In terms of developing replacement cell therapies from iPS cells, the finding may be a boon. “It’s a double-edged sword,” says Daley. “It’s been very challenging to make and direct differentiation of iPS cells into specific tissues.” Starting off with the tissue of interest may make that easier, he says. To grow new bone cells, for example, scientists would be better off taking a bone biopsy from the patient as starting material, rather than beginning with blood or skin cells.
A second study released online today in Nature Biotechnology shows that these cellular memories fade after the cells have been grown for successive generations. “When the cells undergo hundreds of thousands of cell divisions, this memory seems to disappear,” says Harvard stem cell biologist Konrad Hochedlinger, who led the second study. “The cells become indistinguishable from each other, and the differences we observe early on seem to vanish.” But because extensive culturing can also introduce genetic mutations in the cells, this may not be a viable solution to wiping cellular memory.

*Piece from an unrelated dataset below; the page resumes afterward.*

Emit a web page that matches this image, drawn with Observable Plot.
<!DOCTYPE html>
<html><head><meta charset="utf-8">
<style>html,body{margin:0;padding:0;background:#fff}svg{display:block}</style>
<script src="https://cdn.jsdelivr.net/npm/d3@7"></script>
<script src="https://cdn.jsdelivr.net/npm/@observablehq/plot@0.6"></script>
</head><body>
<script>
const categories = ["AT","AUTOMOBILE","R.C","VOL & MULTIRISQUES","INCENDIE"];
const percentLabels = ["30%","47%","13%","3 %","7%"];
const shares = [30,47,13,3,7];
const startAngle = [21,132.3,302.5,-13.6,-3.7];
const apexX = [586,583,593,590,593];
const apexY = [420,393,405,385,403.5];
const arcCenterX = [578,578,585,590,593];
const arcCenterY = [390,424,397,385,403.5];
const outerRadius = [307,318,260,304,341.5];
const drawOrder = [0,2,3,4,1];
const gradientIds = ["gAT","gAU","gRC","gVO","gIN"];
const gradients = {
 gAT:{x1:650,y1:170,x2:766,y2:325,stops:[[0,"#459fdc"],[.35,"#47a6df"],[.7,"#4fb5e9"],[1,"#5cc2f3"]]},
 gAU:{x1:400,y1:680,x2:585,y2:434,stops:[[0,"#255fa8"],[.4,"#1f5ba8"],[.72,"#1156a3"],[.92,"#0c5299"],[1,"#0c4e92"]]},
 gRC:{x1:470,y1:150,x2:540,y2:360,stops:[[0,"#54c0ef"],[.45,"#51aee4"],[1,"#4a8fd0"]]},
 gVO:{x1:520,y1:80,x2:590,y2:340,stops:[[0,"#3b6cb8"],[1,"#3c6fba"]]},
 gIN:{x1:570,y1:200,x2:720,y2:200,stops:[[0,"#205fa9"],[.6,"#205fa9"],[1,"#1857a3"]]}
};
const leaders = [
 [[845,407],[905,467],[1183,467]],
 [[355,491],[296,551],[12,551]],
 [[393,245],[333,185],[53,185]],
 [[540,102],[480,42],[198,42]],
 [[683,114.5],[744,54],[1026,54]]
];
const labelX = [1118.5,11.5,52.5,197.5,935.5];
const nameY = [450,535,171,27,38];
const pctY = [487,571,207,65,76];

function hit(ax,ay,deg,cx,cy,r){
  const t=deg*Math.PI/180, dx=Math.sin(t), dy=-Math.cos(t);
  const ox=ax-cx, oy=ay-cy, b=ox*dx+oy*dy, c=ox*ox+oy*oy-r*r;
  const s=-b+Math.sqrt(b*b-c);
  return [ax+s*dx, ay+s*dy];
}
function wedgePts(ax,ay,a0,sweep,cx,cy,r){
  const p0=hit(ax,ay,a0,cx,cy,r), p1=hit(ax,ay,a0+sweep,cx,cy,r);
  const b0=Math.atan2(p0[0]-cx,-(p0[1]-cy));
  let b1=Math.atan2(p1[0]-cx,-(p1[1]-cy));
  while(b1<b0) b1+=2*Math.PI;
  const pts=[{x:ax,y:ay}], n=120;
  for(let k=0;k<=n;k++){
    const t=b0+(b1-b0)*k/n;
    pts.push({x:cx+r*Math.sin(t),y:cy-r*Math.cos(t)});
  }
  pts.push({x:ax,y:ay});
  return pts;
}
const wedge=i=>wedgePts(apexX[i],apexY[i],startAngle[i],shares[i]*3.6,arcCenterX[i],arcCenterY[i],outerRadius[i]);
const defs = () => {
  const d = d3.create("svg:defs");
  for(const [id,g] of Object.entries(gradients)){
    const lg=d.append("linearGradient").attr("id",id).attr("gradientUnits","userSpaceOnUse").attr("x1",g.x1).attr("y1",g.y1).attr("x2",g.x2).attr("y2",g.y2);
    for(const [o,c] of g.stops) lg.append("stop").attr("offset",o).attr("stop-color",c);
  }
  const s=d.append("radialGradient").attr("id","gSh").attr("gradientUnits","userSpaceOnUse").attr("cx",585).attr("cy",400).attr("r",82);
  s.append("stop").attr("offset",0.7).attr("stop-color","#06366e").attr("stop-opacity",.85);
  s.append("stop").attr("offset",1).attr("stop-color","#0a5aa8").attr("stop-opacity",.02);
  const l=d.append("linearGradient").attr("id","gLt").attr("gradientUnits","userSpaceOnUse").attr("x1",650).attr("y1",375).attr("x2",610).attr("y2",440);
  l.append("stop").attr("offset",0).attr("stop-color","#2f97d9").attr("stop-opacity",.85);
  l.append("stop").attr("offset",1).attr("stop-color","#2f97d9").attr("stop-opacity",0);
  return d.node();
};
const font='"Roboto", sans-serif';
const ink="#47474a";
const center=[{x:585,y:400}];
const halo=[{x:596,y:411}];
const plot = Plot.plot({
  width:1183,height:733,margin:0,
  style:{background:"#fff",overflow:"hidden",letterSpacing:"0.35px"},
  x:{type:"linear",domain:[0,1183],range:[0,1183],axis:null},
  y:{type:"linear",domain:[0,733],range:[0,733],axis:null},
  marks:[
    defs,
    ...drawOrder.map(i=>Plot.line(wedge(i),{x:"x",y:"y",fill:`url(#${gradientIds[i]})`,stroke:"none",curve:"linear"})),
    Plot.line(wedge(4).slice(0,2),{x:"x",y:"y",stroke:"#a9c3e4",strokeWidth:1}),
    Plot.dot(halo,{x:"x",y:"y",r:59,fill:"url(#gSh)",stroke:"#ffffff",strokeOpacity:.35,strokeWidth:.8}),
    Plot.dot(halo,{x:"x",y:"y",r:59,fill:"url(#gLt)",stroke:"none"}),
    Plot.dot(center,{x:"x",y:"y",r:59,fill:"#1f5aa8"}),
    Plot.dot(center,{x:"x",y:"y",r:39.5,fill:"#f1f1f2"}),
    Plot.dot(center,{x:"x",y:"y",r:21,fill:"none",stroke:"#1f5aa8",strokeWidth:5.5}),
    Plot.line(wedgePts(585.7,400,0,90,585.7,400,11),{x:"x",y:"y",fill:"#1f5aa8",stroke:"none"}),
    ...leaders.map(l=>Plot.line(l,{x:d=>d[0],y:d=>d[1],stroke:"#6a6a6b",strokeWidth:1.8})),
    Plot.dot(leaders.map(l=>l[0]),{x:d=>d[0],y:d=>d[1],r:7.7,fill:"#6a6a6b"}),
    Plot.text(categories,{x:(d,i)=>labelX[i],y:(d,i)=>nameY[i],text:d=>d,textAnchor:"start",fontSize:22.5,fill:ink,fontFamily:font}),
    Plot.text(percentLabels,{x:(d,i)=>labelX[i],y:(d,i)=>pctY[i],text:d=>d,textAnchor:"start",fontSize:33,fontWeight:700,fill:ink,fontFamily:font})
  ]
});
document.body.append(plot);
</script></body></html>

Collectively, the studies make clear that researchers still have a lot to understand about iPS cells. “If for no other reason, we should still be studying nuclear transfer in order to study how nature does its own programming,” says Evan Snyder, who directs the stem cell and regenerative biology program at the Sanford-Burnham Medical Research Institute in La Jolla, CA. Snyder was not involved with the research. Nuclear transfer is a tricky process, never successfully performed in human cells and not a likely candidate for therapeutic use. But even as a research tool, it’s largely disappeared, and few labs continue to study it now that they can create their own iPS cells.